Newsgroups: comp.ai.neural-nets
Path: cantaloupe.srv.cs.cmu.edu!bb3.andrew.cmu.edu!newsfeed.pitt.edu!godot.cc.duq.edu!news.duke.edu!news.mathworks.com!newsfeed.internetmci.com!in2.uu.net!news.interpath.net!sas!newshost.unx.sas.com!saswss
From: saswss@hotellng.unx.sas.com (Warren Sarle)
Subject: Re: TR available on the convergence properties of backpropagation
Originator: saswss@hotellng.unx.sas.com
Sender: news@unx.sas.com (Noter of Newsworthy Events)
Message-ID: <DqwACp.783@unx.sas.com>
Date: Sat, 4 May 1996 19:05:13 GMT
X-Nntp-Posting-Host: hotellng.unx.sas.com
References:  <317F9481.59E2@research.nj.nec.com>
Organization: SAS Institute Inc.
Lines: 48


In article <317F9481.59E2@research.nj.nec.com>, Lee Giles <giles@research.nj.nec.com> writes:
|> 
|>       What Size Neural Network Gives Optimal Generalization? 
|>          Convergence Properties of Backpropagation
|> 
|>    Steve Lawrence (1,3), C. Lee Giles (1,2), Ah Chung Tsoi (3)
|> ... 
|>                           ABSTRACT
|> 
|> One of the most important aspects of any machine learning paradigm is
|> how it scales according to problem size and complexity. Using a task
|> with known optimal training error, and a pre-specified maximum number
|> of training updates, we investigate the convergence of the
|> backpropagation algorithm with respect to a) the complexity of the
|> required function approximation, b) the size of the network in
|> relation to the size required for an optimal solution, and c) the
|> degree of noise in the training data.  In general, for a) the solution
|> found is worse when the function to be approximated is more complex,
|> for b) oversize networks can result in lower training and
|> generalization error, and for c) the use of committee or ensemble
|> techniques can be more beneficial as the amount of noise in the
|> training data is increased. For the experiments we performed, we do
|> not obtain the optimal solution in any case. 

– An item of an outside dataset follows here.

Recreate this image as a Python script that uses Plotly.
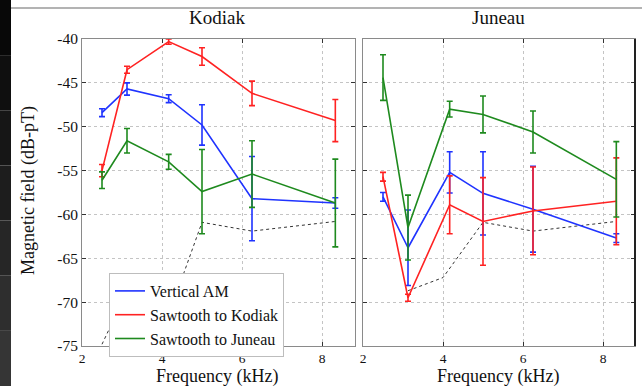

Note that these conclusions apply only to inept training methods
such as standard backprop. If you use more sophisticated training
methods such as Levenberg-Marquardt, quasi-Newton, or conjugate
gradients (see "What are conjugate gradients, Levenberg-Marquardt, etc.?"
in ftp://ftp.sas.com/pub/neural/FAQ2.html), you can find the global
optimum reliably with minimal networks in these examples, and you can
easily get overfitting with larger networks. And if you use effective
committee or ensemble methods (e.g. Bayesian), you will get improved
prediction in low-noise cases as well as high-noise.

|> Is now available from the following sites:
|> 
|> http://www.neci.nj.nec.com/homepages/giles.html      - USA
|> http://www.neci.nj.nec.com/homepages/lawrence        - USA
|> http://www.cs.umd.edu/TRs/TR-no-abs.html     - USA
|> http://www.elec.uq.edu.au/~lawrence          - Australia
|> ftp://ftp.nj.nec.com/pub/giles/papers/UMD-CS-TR-3617.what.size.neural.net.to.use.ps.Z

-- 

Warren S. Sarle       SAS Institute Inc.   The opinions expressed here
saswss@unx.sas.com    SAS Campus Drive     are mine and not necessarily
(919) 677-8000        Cary, NC 27513, USA  those of SAS Institute.